Ähnliche Umweltleistungen wie Hecken bieten auch Agroforstsysteme. Erste Ergebnisse des Projektes „AUFWERTEN!“ in dem auch der NABU Brandenburg involviert ist, stellte Dr. Christian Böhm von der BTU Cottbus vor. Die bisherigen Studien belegen, dass die für den Biomasseanbau angelegten Gehölzstreifen gepaart mit ergänzenden Maßnahmen wie z.B. Blühstreifen, sowohl die Biodiversität vor Ort erhöhen als auch das Landschaftsbild aufwerten und eine attraktive Alternative zu Energiepflanzen wie Mais und Raps darstellen können.
Wie die NABU-Stiftung Nationales Naturerbe bei der Verpachtung landwirtschaftlicher Flächen hilft, stellte Simon Grohe vor.

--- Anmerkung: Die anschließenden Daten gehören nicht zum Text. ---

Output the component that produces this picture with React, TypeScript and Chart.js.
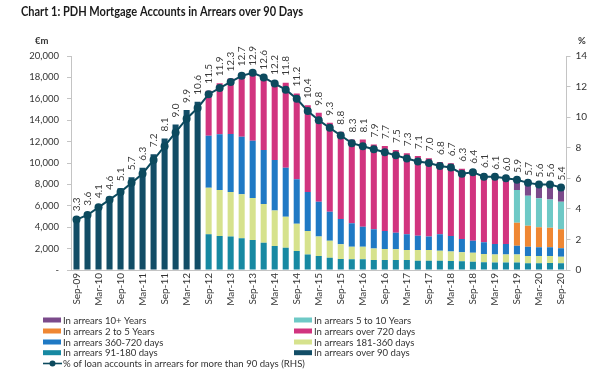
import React, { useEffect, useRef } from 'react';
import { Chart, registerables } from 'chart.js';

Chart.register(...registerables);

const TITLE = 'Chart 1: PDH Mortgage Accounts in Arrears over 90 Days';
const LEFT_UNIT = '€m';
const RIGHT_UNIT = '%';

const categories = [
  'Sep-09', 'Dec-09', 'Mar-10', 'Jun-10', 'Sep-10', 'Dec-10', 'Mar-11', 'Jun-11', 'Sep-11', 'Dec-11',
  'Mar-12', 'Jun-12', 'Sep-12', 'Dec-12', 'Mar-13', 'Jun-13', 'Sep-13', 'Dec-13', 'Mar-14', 'Jun-14',
  'Sep-14', 'Dec-14', 'Mar-15', 'Jun-15', 'Sep-15', 'Dec-15', 'Mar-16', 'Jun-16', 'Sep-16', 'Dec-16',
  'Mar-17', 'Jun-17', 'Sep-17', 'Dec-17', 'Mar-18', 'Jun-18', 'Sep-18', 'Dec-18', 'Mar-19', 'Jun-19',
  'Sep-19', 'Dec-19', 'Mar-20', 'Jun-20', 'Sep-20',
];

// €m values
const over90Days = [
  4830, 5360, 6070, 6850, 7630, 8660, 9560, 10810, 12300, 13600,
  14950, 15730, null, null, null, null, null, null, null, null,
  null, null, null, null, null, null, null, null, null, null,
  null, null, null, null, null, null, null, null, null, null,
  null, null, null, null, null,
];
const days91to180 = [
  null, null, null, null, null, null, null, null, null, null,
  null, null, 3330, 3180, 3120, 2960, 2800, 2550, 2240, 2090,
  1780, 1460, 1310, 1150, 1030, 1000, 1000, 930, 930, 930,
  930, 870, 870, 870, 840, 810, 780, 720, 690, 690,
  690, 620, 620, 650, 620,
];
const days181to360 = [
  null, null, null, null, null, null, null, null, null, null,
  null, null, 4360, 4300, 4170, 4110, 3930, 3620, 3310, 2890,
  2550, 2180, 1810, 1590, 1370, 1180, 1180, 1090, 1030, 1000,
  940, 1000, 1000, 940, 900, 840, 840, 780, 770, 770,
  770, 690, 690, 660, 630,
];
const days360to720 = [
  null, null, null, null, null, null, null, null, null, null,
  null, null, 4860, 5200, 5420, 5390, 5360, 5040, 4730, 4580,
  4140, 3650, 3270, 2710, 2370, 2180, 1870, 1780, 1680, 1560,
  1460, 1340, 1250, 1520, 1440, 1250, 1120, 1090, 970, 970,
  810, 870, 810, 810, 780,
];
const over720Days = [
  null, null, null, null, null, null, null, null, null, null,
  null, null, 4210, 4770, 5190, 5920, 6350, 6860, 7320, 7940,
  8030, 8110, 8310, 8320, 8160, 7840, 8150, 7940, 7950, 7720,
  7570, 7440, 7320, 6760, 6790, 6570, 6540, 6290, 6230, 5980,
  null, null, null, null, null,
];
const years2to5 = [
  null, null, null, null, null, null, null, null, null, null,
  null, null, null, null, null, null, null, null, null, null,
  null, null, null, null, null, null, null, null, null, null,
  null, null, null, null, null, null, null, null, null, null,
  2150, 1960, 1880, 1830, 1770,
];
const years5to10 = [
  null, null, null, null, null, null, null, null, null, null,
  null, null, null, null, null, null, null, null, null, null,
  null, null, null, null, null, null, null, null, null, null,
  null, null, null, null, null, null, null, null, null, null,
  3060, 2810, 2700, 2650, 2580,
];
const years10plus = [
  null, null, null, null, null, null, null, null, null, null,
  null, null, null, null, null, null, null, null, null, null,
  null, null, null, null, null, null, null, null, null, null,
  null, null, null, null, null, null, null, null, null, null,
  780, 1090, 1180, 1250, 1270,
];
// % of loan accounts in arrears > 90 days (RHS)
const pctAccounts = [
  3.3, 3.6, 4.1, 4.6, 5.1, 5.7, 6.3, 7.2, 8.1, 9.0,
  9.9, 10.6, 11.5, 11.9, 12.3, 12.7, 12.9, 12.6, 12.2, 11.8,
  11.2, 10.4, 9.8, 9.3, 8.8, 8.3, 8.1, 7.9, 7.7, 7.5,
  7.3, 7.1, 7.0, 6.8, 6.7, 6.3, 6.4, 6.1, 6.1, 6.0,
  5.9, 5.7, 5.6, 5.6, 5.4,
];

const leftTicksMax = 20000;
const leftTicksStep = 2000;
const rightTicksMax = 14;
const rightTicksStep = 2;

const COLORS = {
  over90: '#124d66',
  d91: '#1789a2',
  d181: '#d6e28d',
  d360: '#1f79c4',
  d720: '#d1347f',
  y2: '#ef8733',
  y5: '#6ec9c6',
  y10: '#7b4a8b',
  line: '#0c4a5e',
};

const LABELS = {
  over90: 'In arrears over 90 days',
  d91: 'In arrears 91-180 days',
  d181: 'In arrears 181-360 days',
  d360: 'In arrears 360-720 days',
  d720: 'In arrears over 720 days',
  y2: 'In arrears 2 to 5 Years',
  y5: 'In arrears 5 to 10 Years',
  y10: 'In arrears 10+ Years',
  line: '% of loan accounts in arrears for more than 90 days (RHS)',
};

const legendLeft = ['y10', 'y2', 'd360', 'd91'];
const legendRight = ['y5', 'd720', 'd181', 'over90'];

const FONT = 'Lato';

const extrasPlugin = {
  id: 'extras',
  afterDatasetsDraw(chart: any) {
    const ctx = chart.ctx;
    const xs = chart.scales.x;
    const ys = chart.scales.y;
    const y1 = chart.scales.y1;
    const barSets = chart.data.datasets.filter((d: any) => d.type === 'bar');
    ctx.save();
    ctx.fillStyle = '#3a3a3a';
    ctx.font = `10px ${FONT}`;
    ctx.textAlign = 'left';
    ctx.textBaseline = 'middle';
    pctAccounts.forEach((v, i) => {
      const px = xs.getPixelForValue(i);
      const py = y1.getPixelForValue(v);
      let total = 0;
      barSets.forEach((d: any) => {
        const val = d.data[i];
        if (typeof val === 'number') total += val;
      });
      const by = ys.getPixelForValue(total);
      const base = Math.min(py, by) - 7;
      ctx.save();
      ctx.translate(px, base);
      ctx.rotate(-Math.PI / 2);
      ctx.fillText(v.toFixed(1), 0, 0.5);
      ctx.restore();
    });
    ctx.restore();
  },
  afterDraw(chart: any) {
    const ctx = chart.ctx;
    ctx.save();
    // title
    ctx.fillStyle = '#1b1b1b';
    ctx.font = `bold 12.5px ${FONT}`;
    ctx.textAlign = 'left';
    ctx.textBaseline = 'alphabetic';
    ctx.fillText(TITLE, 21, 16, 282);
    // units
    ctx.font = `bold 9.5px ${FONT}`;
    ctx.fillStyle = '#333';
    ctx.textBaseline = 'middle';
    ctx.fillText(LEFT_UNIT, 35, 41);
    ctx.fillText(RIGHT_UNIT, 578, 41);
    // legend
    ctx.font = `9.6px ${FONT}`;
    ctx.fillStyle = '#333';
    const rows = [320, 331, 342, 352.7];
    const drawItem = (key: string, x: number, y: number) => {
      ctx.fillStyle = (COLORS as any)[key];
      ctx.fillRect(x, y - 2.5, 18, 5);
      ctx.fillStyle = '#333';
      ctx.fillText((LABELS as any)[key], x + 20, y + 0.5);
    };
    legendLeft.forEach((k, i) => drawItem(k, 43, rows[i]));
    legendRight.forEach((k, i) => drawItem(k, 294, rows[i]));
    const ly = 363.5;
    ctx.strokeStyle = COLORS.line;
    ctx.lineWidth = 1.6;
    ctx.beginPath();
    ctx.moveTo(43, ly);
    ctx.lineTo(62, ly);
    ctx.stroke();
    ctx.fillStyle = COLORS.line;
    ctx.beginPath();
    ctx.arc(52.5, ly, 3, 0, Math.PI * 2);
    ctx.fill();
    ctx.fillStyle = '#333';
    ctx.fillText(LABELS.line, 63, ly + 0.5);
    ctx.restore();
  },
};

export default function App() {
  const ref = useRef<HTMLCanvasElement | null>(null);

  useEffect(() => {
    if (!ref.current) return;
    Chart.defaults.font.family = FONT;
    Chart.defaults.color = '#404040';
    const bar = (key: string, data: (number | null)[]) => ({
      type: 'bar' as const,
      label: (LABELS as any)[key],
      data,
      backgroundColor: (COLORS as any)[key],
      borderWidth: 0,
      yAxisID: 'y',
      stack: 's',
      order: 1,
      barPercentage: 0.55,
      categoryPercentage: 1,
    });
    const chart = new Chart(ref.current, {
      type: 'bar',
      data: {
        labels: categories,
        datasets: [
          bar('over90', over90Days),
          bar('d91', days91to180),
          bar('d181', days181to360),
          bar('d360', days360to720),
          bar('d720', over720Days),
          bar('y2', years2to5),
          bar('y5', years5to10),
          bar('y10', years10plus),
          {
            type: 'line' as const,
            label: LABELS.line,
            data: pctAccounts,
            yAxisID: 'y1',
            borderColor: COLORS.line,
            backgroundColor: COLORS.line,
            borderWidth: 2,
            pointRadius: 4,
            pointBackgroundColor: COLORS.line,
            pointBorderWidth: 0,
            tension: 0,
            order: 0,
          } as any,
        ],
      },
      options: {
        responsive: false,
        animation: false,
        events: [],
        devicePixelRatio: 1,
        layout: { padding: { top: 56, left: 0, right: 0, bottom: 0 } },
        plugins: {
          legend: { display: false },
          tooltip: { enabled: false },
          title: { display: false },
        },
        scales: {
          x: {
            stacked: true,
            offset: true,
            grid: { display: false, drawTicks: false },
            border: { display: true, color: '#c4c4c4' },
            ticks: {
              autoSkip: false,
              maxRotation: 90,
              minRotation: 90,
              padding: 3,
              color: '#333',
              font: { family: FONT, size: 10 },
              callback: (_v: any, i: number) => (i % 2 === 0 ? categories[i] : ''),
            },
            afterFit: (s: any) => {
              s.height = 106;
            },
          },
          y: {
            type: 'linear',
            position: 'left',
            stacked: true,
            min: 0,
            max: leftTicksMax,
            grid: { drawOnChartArea: false, tickLength: 4, color: '#c4c4c4' },
            border: { display: true, color: '#c4c4c4' },
            ticks: {
              stepSize: leftTicksStep,
              padding: 8,
              color: '#333',
              font: { family: FONT, size: 9.5 },
              callback: (v: any) => (v === 0 ? '-' : Number(v).toLocaleString('en-US')),
            },
            afterFit: (s: any) => {
              s.width = 71;
            },
          },
          y1: {
            type: 'linear',
            position: 'right',
            min: 0,
            max: rightTicksMax,
            grid: { drawOnChartArea: false, tickLength: 4, color: '#c4c4c4' },
            border: { display: true, color: '#c4c4c4' },
            ticks: {
              stepSize: rightTicksStep,
              padding: 5,
              color: '#333',
              font: { family: FONT, size: 10 },
            },
            afterFit: (s: any) => {
              s.width = 47.5;
            },
          },
        },
      } as any,
      plugins: [extrasPlugin],
    });
    return () => chart.destroy();
  }, []);

  return (
    <div style={{ position: 'absolute', left: 0, top: 0, width: 614, height: 376, background: '#fff' }}>
      <canvas ref={ref} width={614} height={376} style={{ width: 614, height: 376, display: 'block' }} />
    </div>
  );
}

Auf dem NABU-Naturschutztag wurde deutlich, dass es bereits gute und vielfältige Ansätze und Projekte von engagierten Landnutzern, von Naturschützern, aber auch von Hochschulen, Instituten, Gemeinden oder regionalen Initiativen gibt, um Kulturlandschaften aufzuwerten und dem Artenschwund wirksam entgegen zu treten. Viele Maßnahmen können sich ergänzen, und scheinbar gegensätzliche Interessenvertretungen arbeiten für die Sache Hand in Hand. Wichtig ist, die verschiedenen Akteure zu vernetzen, den Wissensaustausch zu fördern und mit guten Beispielen zu werben. Es braucht für einen Wandel in und um die landwirtschaftlichen Flächen aber ein konstruktives Miteinander, eine naturschutzfachliche Beratung vor Ort, und nicht zuletzt finanzielle Anreize. Deren Ausgestaltung und Höhe hängt vor allem von politischem Willen auf allen Ebenen ab.